- Born: Joseph O'Connell Cure December 10, 1983 Bloomington, Minnesota, U.S.
- Died: November 8, 2015 (aged 31) Madison County, Montana, U.S.
- Education: University of California, Los Angeles (BS)
- Occupations: Actor, ice hockey player

= Joseph Cure =

American ice hockey player and actor

Joseph O'Connell Cure (December 10, 1983 – November 8, 2015) was an American ice hockey player and actor. Cure made his film debut in Walt Disney Pictures' Miracle in 2004. Cure was cast as Mike Ramsey, the youngest member of the "Miracle on Ice" U.S. ice hockey team at the 1980 Winter Olympics.

== Early life and education ==
Cure, one of three siblings and a native of Bloomington, Minnesota, began playing ice hockey when he was five years old. He was playing bantam minor ice hockey before high school. In 2002, he and his hockey team from the Academy of Holy Angels won the Class AA Minnesota state hockey tournament. He graduated from the Academy of Holy Angels in 2002. Cure then relocated to Texas, where he played junior ice hockey. He attended Baylor University before being cast in Miracle.

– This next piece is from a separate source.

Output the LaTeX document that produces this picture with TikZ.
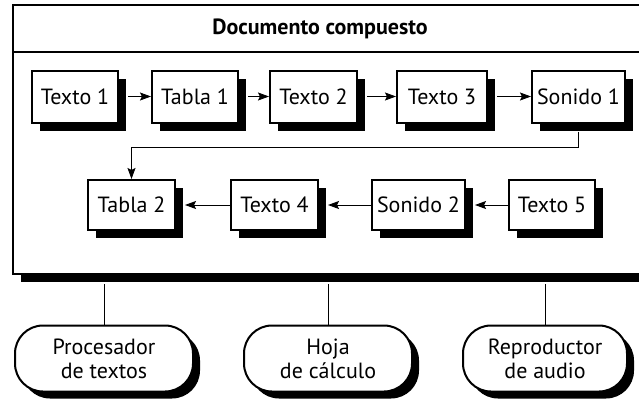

Cure received a bachelor's degree from the University of California, Los Angeles in 2008. He moved to Bozeman, Montana, where he completed a post baccalaureate pre-med program. While applying to medical school, he was pursuing a master's in neuroscience at Montana State University by 2016.

== Career ==
Cure, who had no acting experience at the time, auditioned for a part in the Disney's Miracle, a film focusing on the Team USA's Miracle on Ice at the 1980 Olympics. Cure, the youngest actor cast as a player in the film, portrayed Mike Ramsey, the youngest player in the 1980 US ice hockey team. The film opened on February 6, 2004. In a 2004 interview before filming began, Cure recalled the audition process, "I'm out in L.A., auditioning and pretending to be an actor, hoping somebody buys it." Miracle marked his film debut. Ten years later, in a 2014 interview with the Minnesota magazine, Let's Play Hockey, Cure noted "The story of ‘Miracle’ is truly a love story about 20 young boys coming together and taking on the world. ... Being a part of ‘Miracle’ forever changed the way I view the Olympics."

== Death ==
Cure was killed in a traffic accident on Montana Highway 287 in Madison County, Montana, on November 8, 2015, at the age of 31. Slick conditions on Highway 287 caused his vehicle to skid and roll over several times. A passenger, who was also a Montana State student, was seriously injured in the accident. Cure was survived by his parents, Bob and Mary Cure, and two siblings, Kelly and Randy.